大洪水

  • 来源:中国摄影
  • 关键字:洪水,植物,痕迹
  • 发布时间:2024-04-06 17:41

  摄影/王宁德 文/丁心

  《大洪水》系列作品是艺术家王宁德在2021年底开始进行的新项目,目前仍在进行中。他在位于家乡辽宁丹东夹砬子村的山上采集植物,制作标本,在相纸上“构图”,调配墨水,用自己创造的“物影成像”方法以 1:1 的比例描绘了这些植物的样态和痕迹,同时他还考察了植物与周边人文生态之间的关系。

  早在1830年代,摄影术的发明者之一英国人威廉·亨利·福克斯·塔尔博特(William Henry FoxTalbot)把实物放在感光纸上,成功获得了第一幅不用相机拍摄的摄影影像,他为这种方式命名“光绘成像法” (Photogenic Drawing)。事实上,塔尔博特即使在已经发明相机来制作底片之后,也还在尝试无相机摄影的方法。

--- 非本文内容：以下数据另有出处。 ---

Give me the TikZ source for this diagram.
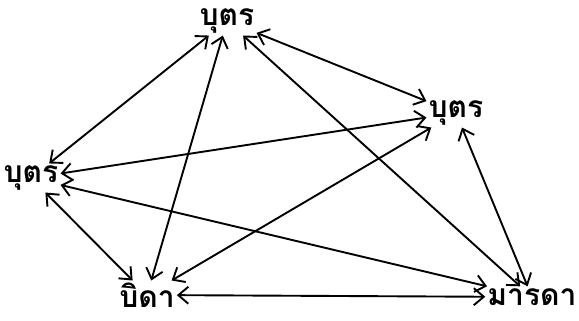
\documentclass[tikz,border=0pt]{standalone}
\usepackage{fontspec}
\newfontfamily\thaifont[Script=Thai]{Loma}
\usetikzlibrary{arrows.meta}
\begin{document}
\begin{tikzpicture}[x=1pt, y=-1pt,
    kin/.style={font=\thaifont\bfseries\fontsize{30}{36}\selectfont, inner sep=2pt},
    link/.style={{Straight Barb[length=10pt,width=17pt]}-{Straight Barb[length=10pt,width=17pt]}, line width=1.9pt}]
    \useasboundingbox (0,0) rectangle (579,321);

    % Vertices
    \node[kin] (sontop) at (227,21) {บุตร};
    \node[kin] (sonright) at (456,113) {บุตร};
    \node[kin] (sonleft) at (31,178) {บุตร};
    \node[kin] (father) at (147,295) {บิดา};
    \node[kin] (mother) at (532,297) {มารดา};

    % Relations
    \foreach \a/\b in {sontop/sonleft, sontop/sonright, sontop/father, sontop/mother,
        sonleft/sonright, sonleft/mother, sonleft/father,
        sonright/father, sonright/mother, father/mother}
        \draw[link] (\a) -- (\b);
\end{tikzpicture}
\end{document}
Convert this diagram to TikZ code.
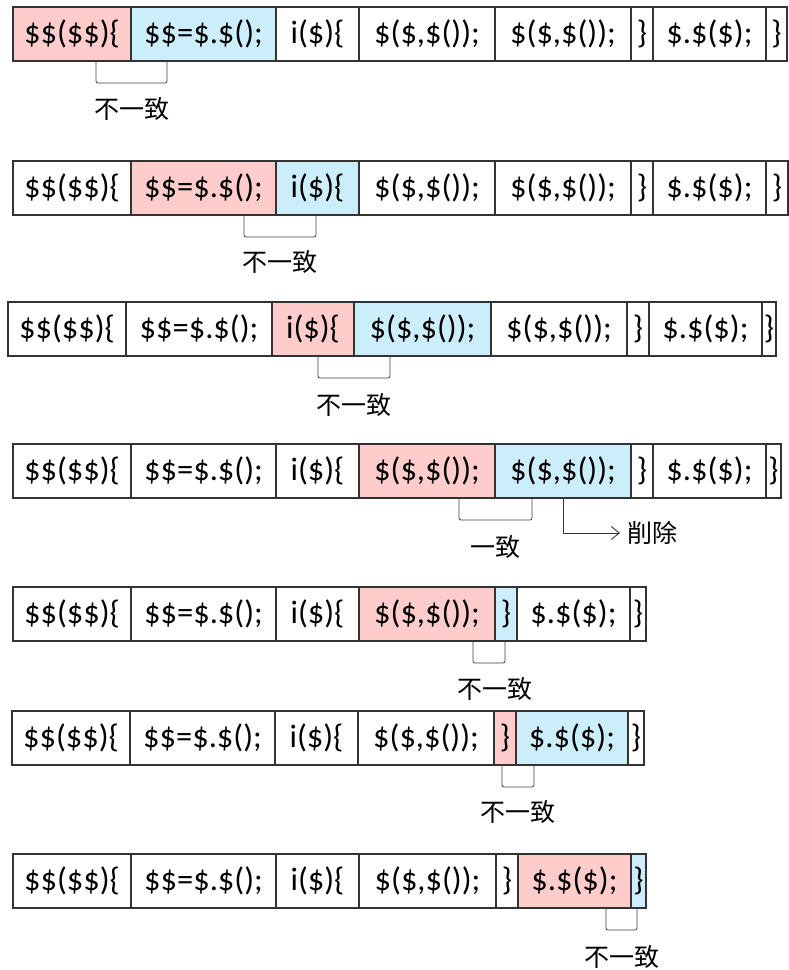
\documentclass[tikz,border=0pt]{standalone}
\usepackage{fontspec}
\setmainfont{Carlito}
\newfontfamily\cjk{Noto Sans CJK SC}
\usetikzlibrary{positioning, arrows.meta}

\definecolor{hitpink}{RGB}{255,204,204}
\definecolor{nextblue}{RGB}{204,238,250}
\newcommand{\codefont}{\fontsize{32.5}{32.5}\selectfont}
\newcommand{\tagfont}{\cjk\fontsize{25}{25}\selectfont}

\tikzstyle{cell} = [rectangle, draw=black!80, line width=1.2pt, minimum height=54pt, inner sep=0pt, outer sep=0pt, text centered, font=\codefont]
\tikzstyle{current} = [cell, fill=hitpink]
\tikzstyle{compared} = [cell, fill=nextblue]
\tikzstyle{bracket} = [draw=black!75, line width=0.8pt, rounded corners=2pt]
\tikzstyle{tag} = [inner sep=0pt, font=\tagfont]
\tikzstyle{arrow} = [draw=black!80, line width=0.9pt, -{Straight Barb[length=8pt, width=13pt]}]

\begin{document}
\begin{tikzpicture}[x=1pt, y=-1pt]
    \useasboundingbox (0,0) rectangle (789,970);

    % Row 1
    \node (r1a) [current, minimum width=118pt, anchor=north west] at (13,7) {\$\$(\$\$)\{};
    \node (r1b) [compared, minimum width=145pt, right=0pt of r1a] {\$\$=\$.\$();};
    \node (r1c) [cell, minimum width=83pt, right=0pt of r1b] {i(\$)\{};
    \node (r1d) [cell, minimum width=136pt, right=0pt of r1c] {\$(\$,\$());};
    \node (r1e) [cell, minimum width=136pt, right=0pt of r1d] {\$(\$,\$());};
    \node (r1f) [cell, minimum width=22pt, right=0pt of r1e] {\}};
    \node (r1g) [cell, minimum width=113pt, right=0pt of r1f] {\$.\$(\$);};
    \node (r1h) [cell, minimum width=21pt, right=0pt of r1g] {\}};
    \draw [bracket] ([xshift=-35pt]r1a.south east) -- ++(0,22) -| node[tag, pos=0.25, yshift=-26pt] {不一致} ([xshift=36pt]r1b.south west);

    % Row 2
    \node (r2a) [cell, minimum width=118pt, anchor=north west] at (13,161) {\$\$(\$\$)\{};
    \node (r2b) [current, minimum width=145pt, right=0pt of r2a] {\$\$=\$.\$();};
    \node (r2c) [compared, minimum width=83pt, right=0pt of r2b] {i(\$)\{};
    \node (r2d) [cell, minimum width=136pt, right=0pt of r2c] {\$(\$,\$());};
    \node (r2e) [cell, minimum width=136pt, right=0pt of r2d] {\$(\$,\$());};
    \node (r2f) [cell, minimum width=22pt, right=0pt of r2e] {\}};
    \node (r2g) [cell, minimum width=113pt, right=0pt of r2f] {\$.\$(\$);};
    \node (r2h) [cell, minimum width=22pt, right=0pt of r2g] {\}};
    \draw [bracket] ([xshift=-32pt]r2b.south east) -- ++(0,22) -| node[tag, pos=0.25, yshift=-25pt] {不一致} ([xshift=40pt]r2c.south west);

    % Row 3
    \node (r3a) [cell, minimum width=118pt, anchor=north west] at (8,302) {\$\$(\$\$)\{};
    \node (r3b) [cell, minimum width=146pt, right=0pt of r3a] {\$\$=\$.\$();};
    \node (r3c) [current, minimum width=82pt, right=0pt of r3b] {i(\$)\{};
    \node (r3d) [compared, minimum width=137pt, right=0pt of r3c] {\$(\$,\$());};
    \node (r3e) [cell, minimum width=136pt, right=0pt of r3d] {\$(\$,\$());};
    \node (r3f) [cell, minimum width=22pt, right=0pt of r3e] {\}};
    \node (r3g) [cell, minimum width=113pt, right=0pt of r3f] {\$.\$(\$);};
    \node (r3h) [cell, minimum width=14pt, right=0pt of r3g] {\}};
    \draw [bracket] ([xshift=-36pt]r3c.south east) -- ++(0,22) -| node[tag, pos=0.25, yshift=-27pt] {不一致} ([xshift=36pt]r3d.south west);

    % Row 4
    \node (r4a) [cell, minimum width=118pt, anchor=north west] at (13,444) {\$\$(\$\$)\{};
    \node (r4b) [cell, minimum width=145pt, right=0pt of r4a] {\$\$=\$.\$();};
    \node (r4c) [cell, minimum width=83pt, right=0pt of r4b] {i(\$)\{};
    \node (r4d) [current, minimum width=136pt, right=0pt of r4c] {\$(\$,\$());};
    \node (r4e) [compared, minimum width=136pt, right=0pt of r4d] {\$(\$,\$());};
    \node (r4f) [cell, minimum width=22pt, right=0pt of r4e] {\}};
    \node (r4g) [cell, minimum width=113pt, right=0pt of r4f] {\$.\$(\$);};
    \node (r4h) [cell, minimum width=15pt, right=0pt of r4g] {\}};
    \draw [bracket] ([xshift=-36pt]r4d.south east) -- ++(0,22) -| node[tag, pos=0.25, yshift=-27pt] {一致} ([xshift=37pt]r4e.south west);
    \node (r4del) [tag, anchor=west, inner xsep=7pt] at (620,533) {削除};
    \draw [arrow] (r4e.south) |- (r4del.west);

    % Row 5
    \node (r5a) [cell, minimum width=118pt, anchor=north west] at (13,587) {\$\$(\$\$)\{};
    \node (r5b) [cell, minimum width=145pt, right=0pt of r5a] {\$\$=\$.\$();};
    \node (r5c) [cell, minimum width=83pt, right=0pt of r5b] {i(\$)\{};
    \node (r5d) [current, minimum width=136pt, right=0pt of r5c] {\$(\$,\$());};
    \node (r5e) [compared, minimum width=22pt, right=0pt of r5d] {\}};
    \node (r5f) [cell, minimum width=113pt, right=0pt of r5e] {\$.\$(\$);};
    \node (r5g) [cell, minimum width=16pt, right=0pt of r5f] {\}};
    \draw [bracket] ([xshift=-22pt]r5d.south east) -- ++(0,22) -| node[tag, pos=0.25, xshift=6pt, yshift=-26pt] {不一致} ([xshift=10pt]r5e.south west);

    % Row 6
    \node (r6a) [cell, minimum width=118pt, anchor=north west] at (12,711) {\$\$(\$\$)\{};
    \node (r6b) [cell, minimum width=145pt, right=0pt of r6a] {\$\$=\$.\$();};
    \node (r6c) [cell, minimum width=83pt, right=0pt of r6b] {i(\$)\{};
    \node (r6d) [cell, minimum width=136pt, right=0pt of r6c] {\$(\$,\$());};
    \node (r6e) [current, minimum width=22pt, right=0pt of r6d] {\}};
    \node (r6f) [compared, minimum width=112pt, right=0pt of r6e] {\$.\$(\$);};
    \node (r6g) [cell, minimum width=16pt, right=0pt of r6f] {\}};
    \draw [bracket] ([xshift=-14pt]r6e.south east) -- ++(0,22) -| node[tag, pos=0.25, yshift=-25pt] {不一致} ([xshift=18pt]r6f.south west);

    % Row 7
    \node (r7a) [cell, minimum width=118pt, anchor=north west] at (13,854) {\$\$(\$\$)\{};
    \node (r7b) [cell, minimum width=145pt, right=0pt of r7a] {\$\$=\$.\$();};
    \node (r7c) [cell, minimum width=83pt, right=0pt of r7b] {i(\$)\{};
    \node (r7d) [cell, minimum width=137pt, right=0pt of r7c] {\$(\$,\$());};
    \node (r7e) [cell, minimum width=22pt, right=0pt of r7d] {\}};
    \node (r7f) [current, minimum width=113pt, right=0pt of r7e] {\$.\$(\$);};
    \node (r7g) [compared, minimum width=15pt, right=0pt of r7f] {\}};
    \draw [bracket] ([xshift=-25pt]r7f.south east) -- ++(0,22) -| node[tag, pos=0.25, yshift=-27pt] {不一致} ([xshift=6pt]r7g.south west);
\end{tikzpicture}
\end{document}
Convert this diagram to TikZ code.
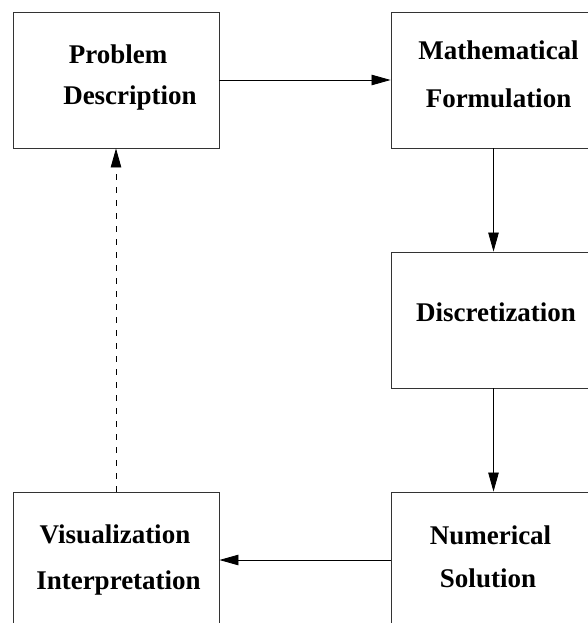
\documentclass[tikz,border=0pt]{standalone}
\usepackage{fontspec}
\setmainfont{Liberation Serif}
\usetikzlibrary{arrows.meta}
\begin{document}
\begin{tikzpicture}[x=1pt,y=-1pt,
  box/.style={draw=black!80,line width=0.9pt,minimum width=206pt,minimum height=136pt,inner sep=0pt,fill=none},
  lbl/.style={anchor=base,inner sep=0pt,font=\fontsize{27}{32}\selectfont\bfseries},
  conn/.style={line width=0.8pt,-{Triangle[length=19pt,width=10.5pt]}}]
\path[use as bounding box,clip] (0,0) rectangle (588,623);
\fill[white] (0,0) rectangle (588,623);
% boxes
\node[box] (pd) at (116,80) {};
\node[box] (mf) at (494,80) {};
\node[box] (di) at (494,320) {};
\node[box] (ns) at (494,560) {};
\node[box] (vi) at (116,560) {};
% labels
\node[lbl] (pd1) at (118,64) {Problem};
\node[lbl] (pd2) at (130,105) {Description};
\node[lbl] (mf1) at (498.5,60) {Mathematical};
\node[lbl] (mf2) at (498.5,107) {Formulation};
\node[lbl] (di1) at (496,321) {Discretization};
\node[lbl] (ns1) at (490.5,544) {Numerical};
\node[lbl] (ns2) at (488,587) {Solution};
\node[lbl] (vi1) at (115,543) {Visualization};
\node[lbl] (vi2) at (118.5,589) {Interpretation};
% connectors
\draw[conn] (pd.east) -- (mf.west);
\draw[conn] ([xshift=-0.5pt]mf.south) -- ([xshift=-0.5pt]di.north);
\draw[conn] ([xshift=-0.5pt]di.south) -- ([xshift=-0.5pt]ns.north);
\draw[conn] (ns.west) -- (vi.east);
\draw[conn,dash pattern=on 6pt off 7pt] (vi.north) -- (pd.south);
\end{tikzpicture}
\end{document}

  传统的物影成像技术是将平面或立体物体置于感光胶片或相纸上,通过光线进行曝光获得影像。由于物体材料(透明体、不透明体、半透明体)的不同以及其他诸多因素,影像会呈现出不同的层次、细节和效果。物影成像是光与物直接交汇所留下原物的影子,更符合摄影的原初——光线留下的痕迹。在20世纪初期物影成像重新流行。这一技术在1918年被德国艺术家克里斯蒂安·沙德(Christian Schad)应用后,经过曼·雷(ManRay, 1890-1976)、 拉兹洛·莫霍利·纳吉(LaszloMoholy Nagy, 1895-1946)等艺术家发扬光大,他们致力于在抽象的物象中表达事物存在的直觉状态和偶然性。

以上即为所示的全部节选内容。